In the case of Hileman v. Wright, 9 Ind. 126, the court say : “It is- well settled that'equity will relieve against mistakes or fraud in a sealed instrument on parol evidence; but only upon the clearest, most satisfactory proof of the actual agreement and the mistake.” The court say further: “Upon this state of facts we think the court erred in dismissing the bill. The original contract was clearly ascertained,” etc.

In the case of Barnes v. Bartlett, 47 Ind. 98, the court say: “To entitle a party to the reformation of a written instrument, it must be made to clearly appear that there was a mistake of fact, and not of law. That is, it must appear that something has been inserted contrary to the intention and agreement of the parties, or that something was omitted which it was intended should have been inserted.” Without knowing what the preliminary agreement was, it would seem to be impossible to determine whether anything had been inserted or omitted, contrary to its terms, in the writing intended to be made in performance of it.

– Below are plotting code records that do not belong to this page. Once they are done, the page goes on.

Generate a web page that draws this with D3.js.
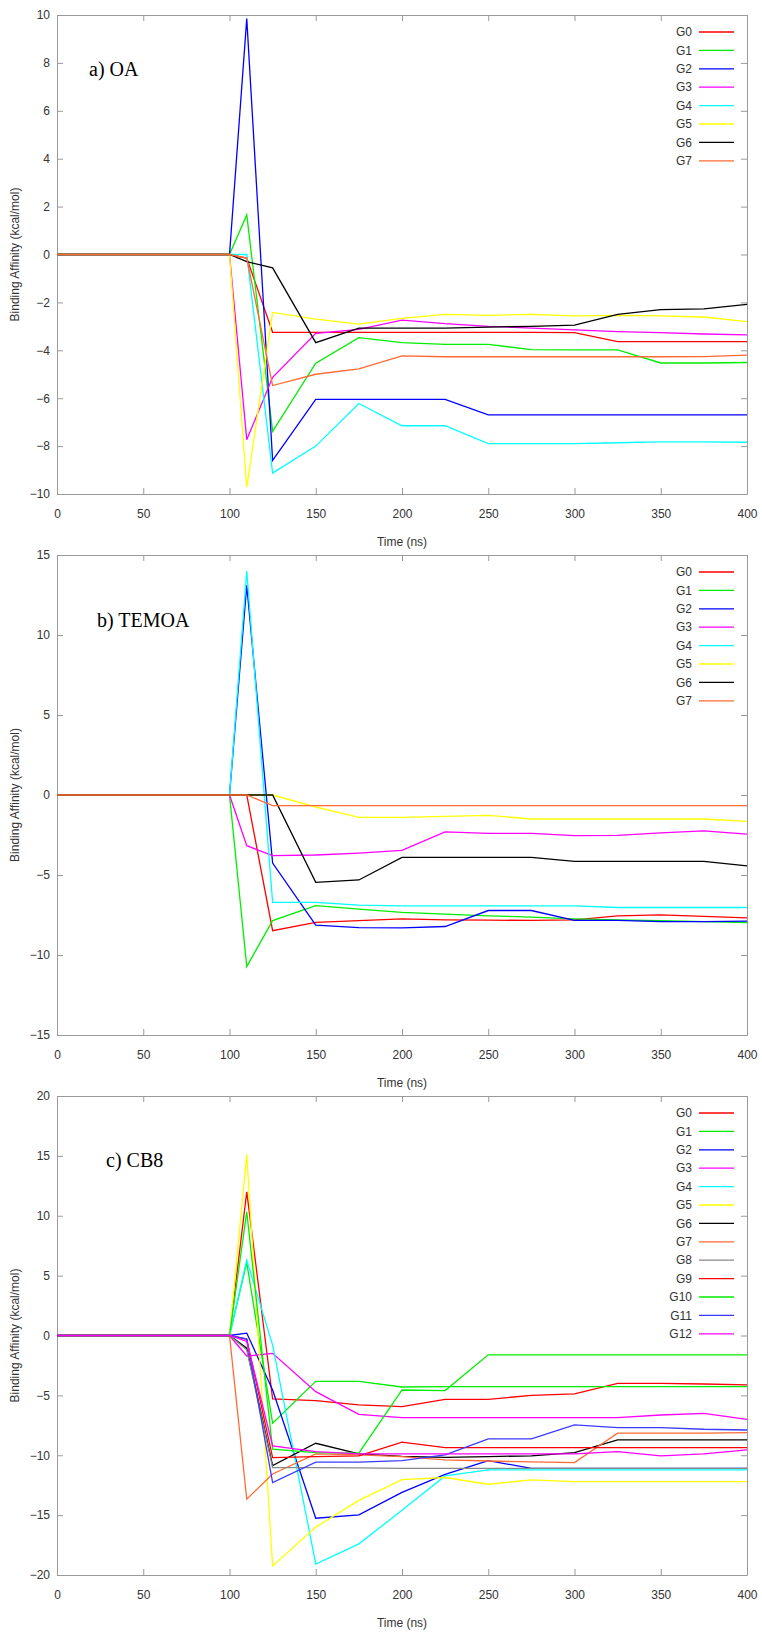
<!DOCTYPE html>
<html>
<head>
<meta charset="utf-8">
<script src="https://cdn.jsdelivr.net/npm/d3@7"></script>
<style>
  body { margin: 0; background: #fff; }
  svg text { font-family: "Liberation Sans", Arial, sans-serif; }
  svg text.title { font-family: "Liberation Serif", "Times New Roman", serif; }
</style>
</head>
<body>
<div id="chart"></div>
<script>
// time points (ns), shared by every series
const times = [0, 100, 110, 125, 150, 175, 200, 225, 250, 275, 300, 325, 350, 375, 400];
const xTicks = [0, 50, 100, 150, 200, 250, 300, 350, 400];

// a) OA, G0..G7
const oaNames = ["G0", "G1", "G2", "G3", "G4", "G5", "G6", "G7"];
const oaValues = [
  [0, 0, -0.15, -3.25, -3.25, -3.25, -3.25, -3.25, -3.25, -3.25, -3.26, -3.64, -3.64, -3.64, -3.64],
  [0, 0, 1.65, -7.38, -4.54, -3.47, -3.68, -3.75, -3.75, -3.97, -3.98, -3.98, -4.53, -4.53, -4.51],
  [0, 0, 9.85, -8.6, -6.05, -6.05, -6.05, -6.05, -6.7, -6.7, -6.7, -6.7, -6.7, -6.7, -6.7],
  [0, 0, -7.73, -5.13, -3.29, -3.13, -2.74, -2.89, -3.0, -3.07, -3.15, -3.22, -3.26, -3.32, -3.36],
  [0, 0, 0, -9.13, -8.0, -6.22, -7.15, -7.15, -7.9, -7.9, -7.9, -7.86, -7.82, -7.82, -7.84],
  [0, 0, -9.72, -2.42, -2.7, -2.91, -2.67, -2.5, -2.54, -2.5, -2.56, -2.54, -2.56, -2.61, -2.8],
  [0, 0, -0.3, -0.56, -3.68, -3.07, -3.07, -3.07, -3.03, -3.0, -2.95, -2.5, -2.3, -2.27, -2.08],
  [0, 0, -0.15, -5.47, -5.0, -4.78, -4.23, -4.27, -4.27, -4.27, -4.27, -4.27, -4.27, -4.26, -4.2]
];
const oaTicks = [-10, -8, -6, -4, -2, 0, 2, 4, 6, 8, 10];

// b) TEMOA, G0..G7
const temoaNames = ["G0", "G1", "G2", "G3", "G4", "G5", "G6", "G7"];
const temoaValues = [
  [0, 0, 0, -8.48, -7.96, -7.85, -7.74, -7.8, -7.82, -7.84, -7.8, -7.55, -7.49, -7.59, -7.68],
  [0, 0, -10.72, -7.85, -6.92, -7.13, -7.33, -7.45, -7.55, -7.63, -7.74, -7.8, -7.86, -7.91, -7.97],
  [0, 0, 13.1, -4.25, -8.13, -8.29, -8.3, -8.22, -7.22, -7.22, -7.84, -7.84, -7.91, -7.91, -7.88],
  [0, 0, -3.17, -3.79, -3.75, -3.63, -3.46, -2.3, -2.4, -2.4, -2.54, -2.52, -2.37, -2.24, -2.44],
  [0, 0, 14.0, -6.71, -6.71, -6.88, -6.93, -6.93, -6.93, -6.93, -6.93, -7.03, -7.03, -7.03, -7.03],
  [0, 0, 0, 0, -0.75, -1.4, -1.4, -1.34, -1.27, -1.5, -1.5, -1.5, -1.5, -1.5, -1.65],
  [0, 0, 0, 0, -5.46, -5.31, -3.9, -3.9, -3.9, -3.9, -4.15, -4.15, -4.15, -4.15, -4.43],
  [0, 0, 0, -0.67, -0.67, -0.67, -0.67, -0.67, -0.67, -0.67, -0.67, -0.67, -0.67, -0.67, -0.67]
];
const temoaTicks = [-15, -10, -5, 0, 5, 10, 15];

// c) CB8, G0..G12
const cb8Names = ["G0", "G1", "G2", "G3", "G4", "G5", "G6", "G7", "G8", "G9", "G10", "G11", "G12"];
const cb8Values = [
  [0, 0, 12.0, -5.3, -5.44, -5.8, -5.94, -5.33, -5.33, -5.0, -4.88, -3.99, -4.0, -4.05, -4.13],
  [0, 0, 6.08, -7.33, -3.83, -3.83, -4.3, -4.27, -4.27, -4.27, -4.27, -4.27, -4.27, -4.27, -4.27],
  [0, 0, 0.2, -4.55, -15.26, -14.98, -13.1, -11.59, -10.45, -11.1, -11.1, -11.1, -11.1, -11.1, -11.1],
  [0, 0, -1.71, -1.49, -4.69, -6.58, -6.85, -6.86, -6.86, -6.86, -6.86, -6.86, -6.64, -6.5, -7.0],
  [0, 0, 6.3, -0.8, -19.08, -17.4, -14.6, -11.73, -11.22, -11.22, -11.22, -11.22, -11.22, -11.22, -11.22],
  [0, 0, 15.14, -19.24, -16.0, -13.77, -12.03, -11.86, -12.42, -12.06, -12.2, -12.2, -12.2, -12.2, -12.2],
  [0, 0, -1.06, -10.86, -9.0, -9.89, -10.1, -10.17, -10.11, -10.05, -9.78, -8.72, -8.72, -8.72, -8.72],
  [0, 0, -13.67, -11.56, -9.89, -9.97, -10.11, -10.39, -10.48, -10.56, -10.61, -8.16, -8.16, -8.16, -8.11],
  [0, 0, -1.2, -11.03, -11.03, -11.06, -11.1, -11.1, -11.1, -11.1, -11.1, -11.1, -11.1, -11.1, -11.1],
  [0, 0, -0.3, -10.19, -10.11, -10.06, -8.9, -9.36, -9.36, -9.36, -9.36, -9.36, -9.36, -9.36, -9.36],
  [0, 0, 10.33, -9.5, -9.78, -9.83, -4.55, -4.6, -1.61, -1.61, -1.61, -1.61, -1.61, -1.61, -1.61],
  [0, 0, -0.3, -12.28, -10.58, -10.58, -10.45, -9.97, -8.64, -8.64, -7.47, -7.69, -7.69, -7.83, -7.89],
  [0, 0, -0.5, -9.22, -9.7, -9.89, -9.89, -9.89, -9.89, -9.89, -9.89, -9.69, -10.05, -9.89, -9.55]
];
const cb8Ticks = [-20, -15, -10, -5, 0, 5, 10, 15, 20];

// gnuplot-like line colours
const palette = ["#ff0000", "#00ee00", "#0000ff", "#ff00ff", "#00ffff", "#ffff00",
                 "#000000", "#ff6a33", "#888888", "#ff0000", "#00ee00", "#3a3aff", "#ff00ff"];

const width  = 762;
const height = 1632;
const left   = 57;
const right  = 747;

const panels = [
  { title: "a) OA",    names: oaNames,    values: oaValues,    ticks: oaTicks,
    top: 15,   bottom: 494,  titleX: 89,  titleY: 76 },
  { title: "b) TEMOA", names: temoaNames, values: temoaValues, ticks: temoaTicks,
    top: 555,  bottom: 1035, titleX: 97,  titleY: 627 },
  { title: "c) CB8",   names: cb8Names,   values: cb8Values,   ticks: cb8Ticks,
    top: 1096, bottom: 1575, titleX: 106, titleY: 1167 }
];

const svg = d3.select("#chart").append("svg")
  .attr("width", width)
  .attr("height", height);

const x = d3.scaleLinear().domain([0, 400]).range([left, right]);

panels.forEach(p => {
  const y = d3.scaleLinear()
    .domain([p.ticks[0], p.ticks[p.ticks.length - 1]])
    .range([p.bottom, p.top]);

  const g = svg.append("g");

  // axes, ticks pointing inwards on all four sides
  g.append("g")
    .attr("transform", "translate(0," + p.bottom + ")")
    .call(d3.axisBottom(x).tickValues(xTicks).tickSizeInner(-6).tickSizeOuter(0).tickPadding(15));
  g.append("g")
    .attr("transform", "translate(0," + p.top + ")")
    .call(d3.axisTop(x).tickValues(xTicks).tickSizeInner(-6).tickSizeOuter(0).tickFormat(""));
  g.append("g")
    .attr("transform", "translate(" + left + ",0)")
    .call(d3.axisLeft(y).tickValues(p.ticks).tickSizeInner(-6).tickSizeOuter(0).tickPadding(7));
  g.append("g")
    .attr("transform", "translate(" + right + ",0)")
    .call(d3.axisRight(y).tickValues(p.ticks).tickSizeInner(-6).tickSizeOuter(0).tickFormat(""));

  g.selectAll(".domain").attr("stroke", "#9a9a9a");
  g.selectAll(".tick line").attr("stroke", "#9a9a9a");
  g.selectAll(".tick text")
    .attr("fill", "#333")
    .attr("font-size", 12)
    .attr("font-family", null);

  const line = d3.line()
    .x((d, i) => x(times[i]))
    .y(d => y(d));

  g.selectAll("path.series")
    .data(p.values)
    .enter().append("path")
    .attr("class", "series")
    .attr("fill", "none")
    .attr("stroke", (d, i) => palette[i])
    .attr("stroke-width", 1.3)
    .attr("stroke-linejoin", "miter")
    .attr("d", line);

  // legend
  const legend = g.selectAll("g.key")
    .data(p.names)
    .enter().append("g")
    .attr("class", "key")
    .attr("transform", (d, i) => "translate(0," + (p.top + 17 + i * 18.4) + ")");
  legend.append("text")
    .attr("x", 692)
    .attr("dy", "0.35em")
    .attr("text-anchor", "end")
    .attr("font-size", 12)
    .attr("fill", "#333")
    .text(d => d);
  legend.append("line")
    .attr("x1", 699).attr("x2", 734)
    .attr("stroke", (d, i) => palette[i])
    .attr("stroke-width", 1.3);

  // titles and axis labels
  g.append("text")
    .attr("class", "title")
    .attr("x", p.titleX)
    .attr("y", p.titleY)
    .attr("font-size", 20)
    .attr("fill", "#000")
    .text(p.title);

  g.append("text")
    .attr("x", (left + right) / 2)
    .attr("y", p.bottom + 52)
    .attr("text-anchor", "middle")
    .attr("font-size", 12)
    .attr("fill", "#333")
    .text("Time (ns)");

  g.append("text")
    .attr("transform", "translate(19," + (p.top + p.bottom) / 2 + ") rotate(-90)")
    .attr("text-anchor", "middle")
    .attr("font-size", 12)
    .attr("fill", "#333")
    .text("Binding Affinity (kcal/mol)");
});
</script>
</body>
</html>
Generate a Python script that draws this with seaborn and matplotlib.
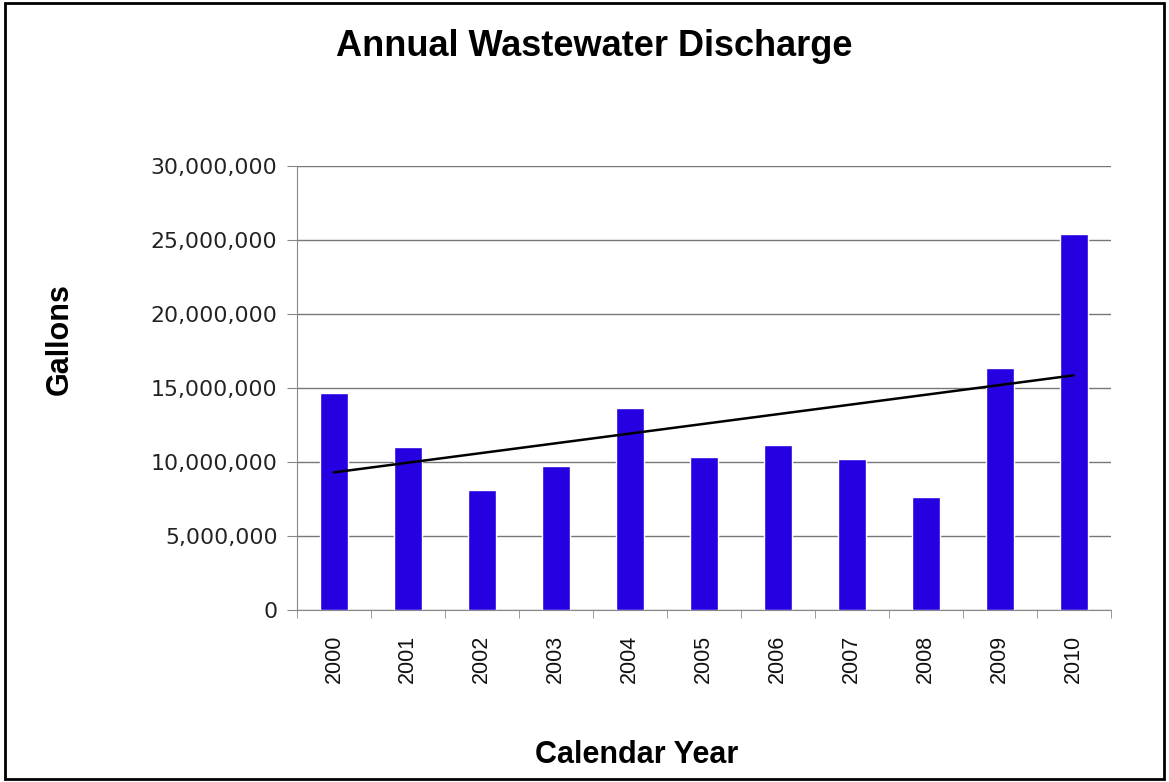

The following cases, cited by appellant, bear upon the question under consideration: Gray v. Woods, 4 Blackf. 432; McKay v. Wakefield, 63 Ind. 27; Wainwright v. Flanders, 64 Ind. 306; Sample v. Rowe, 24 Ind. 208; Monroe v. Skelton, 36 Ind. 302; Mason v. Moulden, 58 Ind. 1.

There was no error in sustaining the demurrers to the second paragraphs of the answers of the appellees. Conyers v. Mericles, 75 Ind. 443.

The judgment below should be reversed.

Per Curiam. — It is ordered, upon the foregoing opinion, that the judgment below be reversed, at the costs of the appellees.